Tunga, filho pródigo da França

Nos anos 1980, eu estava em Paris e um estalo na minha cabeça me fez tentar ver a cena artística da cidade com o olhar de Tunga. Ele morava lá há algum tempo, tinha um vernissage na Galerie Daniel Templon, e eu era entusiasta de seu trabalho. Melhor impossível.

Tudo me levava a crer que eu estava buscando mais uma reportagem dentro dos limites do que o escritor Tom Wolfe chama de statusfera, aquelas matérias especiais, em que a gente aposta todas as fichas. Caminhamos pelo Quartier Latin, sentamos num café, ouvimos gritos seguidos de um barulho de objetos atirados pela janela, rimos sem dar importância. Fiz algumas fotos dele, falamos de arte e da arte, era como se eu tivesse colocado todo meu sistema nervoso central a serviço desse encontro.

O momento era de suave melancolia intelectual e cultural, alternado por cenas cortantes, típicas de uma cidade muito aberta aos imigrantes. Ainda assim, Paris era de fato uma festa, de dia envolta em um clima supostamente comportado, para à noite transformar-se em diva profana.

Voltei ao Brasil e publiquei uma matéria burocrática, sem brilho, omitindo o que me havia impressionado no
Tunga “parisiense”. De certa forma, meio desconcertada por não ter descoberto a chave de um mistério que eu imaginava existir na vida de Tunga. Descobri que eu não tinha em mente como abordar tudo isso jornalisticamente. Talvez, por isso, tenha esquecido meu caderno de notas na mesa do café.

Agora, anos depois de tantos outros encontros e reportagens sobre seu trabalho, passo a mão no telefone e, como se entrasse no túnel do tempo, me coloco virtualmente com Tunga no café do Quarter Latin, onde nos despedimos em 1981, e retomamos o papo. “Paris e a França foram uma grande vitrina para meu trabalho. Uma resposta natural de toda a cultura que assimilei e acumulei durante os anos que estudei arte, filosofia, psicanálise… A França foi uma plataforma possível”, ele comenta.
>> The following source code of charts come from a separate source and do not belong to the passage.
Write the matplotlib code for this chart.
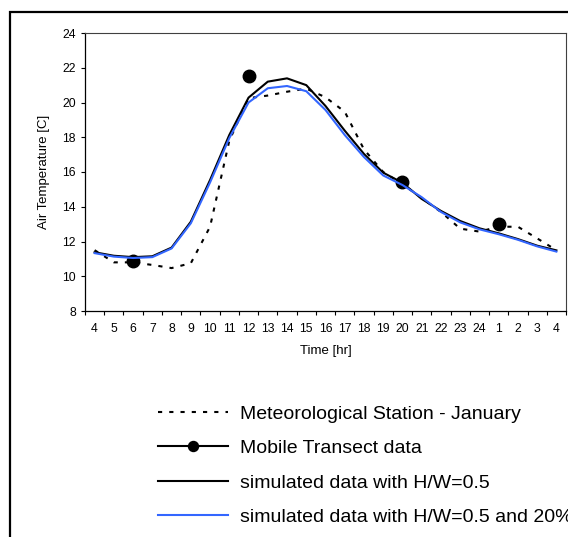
import numpy as np
import matplotlib
matplotlib.use("Agg")
import matplotlib.pyplot as plt
from matplotlib.patches import Rectangle

plt.rcParams['font.family'] = ['Liberation Sans', 'DejaVu Sans']

hours = ["4", "5", "6", "7", "8", "9", "10", "11", "12", "13", "14", "15", "16",
         "17", "18", "19", "20", "21", "22", "23", "24", "1", "2", "3", "4"]

met_station = [11.5, 10.8, 10.8, 10.65, 10.47, 10.75, 12.85, 17.8, 20.25, 20.4, 20.62,
               20.8, 20.3, 19.47, 17.3, 16.0, 15.3, 14.5, 13.7, 12.74, 12.57, 12.85,
               12.85, 12.18, 11.5]

mobile = [np.nan, np.nan, 10.9, np.nan, np.nan, np.nan, np.nan, np.nan, 21.5, np.nan,
          np.nan, np.nan, np.nan, np.nan, np.nan, np.nan, 15.4, np.nan, np.nan, np.nan,
          np.nan, 13.0, np.nan, np.nan, np.nan]

sim_hw05 = [11.38, 11.18, 11.1, 11.15, 11.65, 13.14, 15.54, 18.13, 20.28, 21.2, 21.39,
            21.0, 19.8, 18.38, 17.04, 15.96, 15.38, 14.45, 13.76, 13.18, 12.76, 12.47,
            12.14, 11.76, 11.49]

sim_hw05_20 = [11.33, 11.13, 11.05, 11.1, 11.6, 13.05, 15.4, 17.95, 20.0, 20.82, 20.95,
               20.65, 19.57, 18.13, 16.86, 15.8, 15.25, 14.55, 13.7, 13.1, 12.7, 12.42,
               12.1, 11.72, 11.42]

x = np.arange(len(hours))

fig = plt.figure(figsize=(5.68, 5.37), dpi=100)
W, H = 568, 537
ax = fig.add_axes([85 / W, 1 - 311 / H, (566 - 85) / W, (311 - 33) / H])

l1, = ax.plot(x, met_station, color='black', lw=1.5, linestyle=(0, (2.0, 3.4)),
              label='Meteorological Station - January')
l2, = ax.plot(x, mobile, color='black', lw=1.5, marker='o', markersize=9,
              label='Mobile Transect data')
l3, = ax.plot(x, sim_hw05, color='black', lw=1.5, label='simulated data with H/W=0.5')
l4, = ax.plot(x, sim_hw05_20, color='#3366ff', lw=1.5,
              label='simulated data with H/W=0.5 and 20%')

ax.set_xlim(-0.5, len(hours) - 0.5)
ax.set_ylim(8, 24)
ax.set_yticks(np.arange(8, 25, 2))
ax.set_xticks(x)
ax.set_xticklabels(hours)
ax.set_xticks(np.arange(-0.5, len(hours), 1), minor=True)
ax.tick_params(axis='x', which='major', length=0, labelsize=8.8, pad=8.5)
ax.tick_params(axis='x', which='minor', length=3, width=0.8, direction='out')
ax.tick_params(axis='y', which='major', length=3, width=0.8, direction='out', labelsize=8.8, pad=3.5)
for s in ['top', 'right']:
    ax.spines[s].set_color('#404040')
    ax.spines[s].set_linewidth(0.8)
for s in ['left', 'bottom']:
    ax.spines[s].set_linewidth(0.9)

ax.set_xlabel('Time [hr]', fontsize=9.5, labelpad=7)
ax.set_ylabel('Air Temperature [C]', fontsize=9.5, labelpad=9)

leg = fig.legend(handles=[l1, l2, l3, l4], loc='upper left',
                 bbox_to_anchor=(158 / W, 1 - 405 / H), frameon=False,
                 fontsize=14, handlelength=3.6, handletextpad=0.62,
                 labelspacing=0.87, borderpad=0, borderaxespad=0, markerscale=0.8)

fig.patches.append(Rectangle((10 / W, -0.1), 1.2, 1 - 12 / H + 0.1, transform=fig.transFigure,
                             fill=False, edgecolor='black', lw=1.6, clip_on=False))

fig.savefig('out.png', dpi=100)
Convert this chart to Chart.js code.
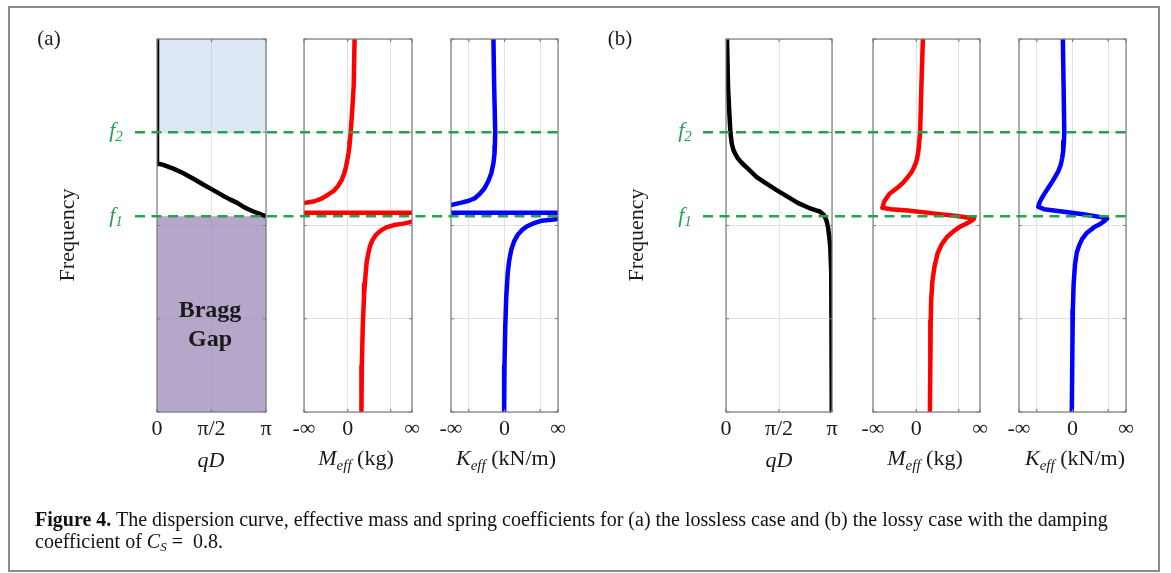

Tunga é muito mais que uma ponte poética entre a França e o Brasil. Marca território nos dois países. Não é por acaso que ele retira minerais translúcidos do solo brasileiro para plantá-los na França. O trabalho com essas esculturas transcende a geologia, é exercido em enormes campos magnéticos associados a cristais energéticos. “Essa obra compõe-se de três portais de cinco metros cada um, executados com pedras brasileiras. Ainda estamos trabalhando duro para finalizá-la, logo que estiver pronta será divulgada”, diz ele. Há quatro anos Tunga trabalha intensa e silenciosamente sem expor nada, mas daqui até o final do ano apresenta o resultado dessa empreitada em vários lugares.

Depois de Rússia e Índia, em novembro serão expostas outras peças executadas com cristais, mas de menores dimensões, em Paris, na mesma Galerie Daniel Templon da rua Beaubourg, com a qual trabalha desde os anos 1980.

Em uma performance instigante da década de 1980, Tunga dialoga com sua cabeça decepada e atirada ao mar. ao lado, depois de quatro anos sem expor, ele volta com um conjunto de esculturas feitas em cristal e ferro e que viajará pelo mundo, da rússia à frança. a foto da capa de arte!brasileiros é um detalhe dessa obra

 

O trabalho de Tunga, que desde o início envolve várias mídias (como vídeo, desenho, escultura, instalação, performance, cinema), tomou impulso em Paris. São ainda de 1980 as obras impregnadas de correntes, cabelos, feltro e que chamavam a atenção da crítica. As esculturas de Tunga são núcleos que se juntam, sugerindo uma troca de energia entre as partes do objeto. O gosto pela arqueologia e pelas formas herméticas acentua a presença de conceitos ligados às sensações matéricas. A recorrência do conceito faz com que um trabalho leve a outro. Foi assim que surgiu, nessa mesma época, um dos ícones de sua obra: Xifópagas capilares entre nós (1985), em que a sedução pela anormalidade ganha corpo e ele celebra, radicalmente, a proximidade do homem com ele mesmo. Dois anos depois, Semeando sereias, com foco em um Tunga dramático, quase alegórico que “dialoga” com sua própria cabeça decepada, com cabelos exageradamente crescidos e arremessada ao mar por ele mesmo.

A França reconhece seu “filho” pródigo que, no ano do Brasil na França, em 2005, chegou ao Grand Palais e ao Louvre, com duas exposições memoráveis. A convite da crítica francesa Catherine David, curadora da X Documenta de Kassel, na Alemanha, Tunga participou dessa festejada edição, ocupando uma das plataformas de trem da cidade. Era Tunga, em seus melhores dias!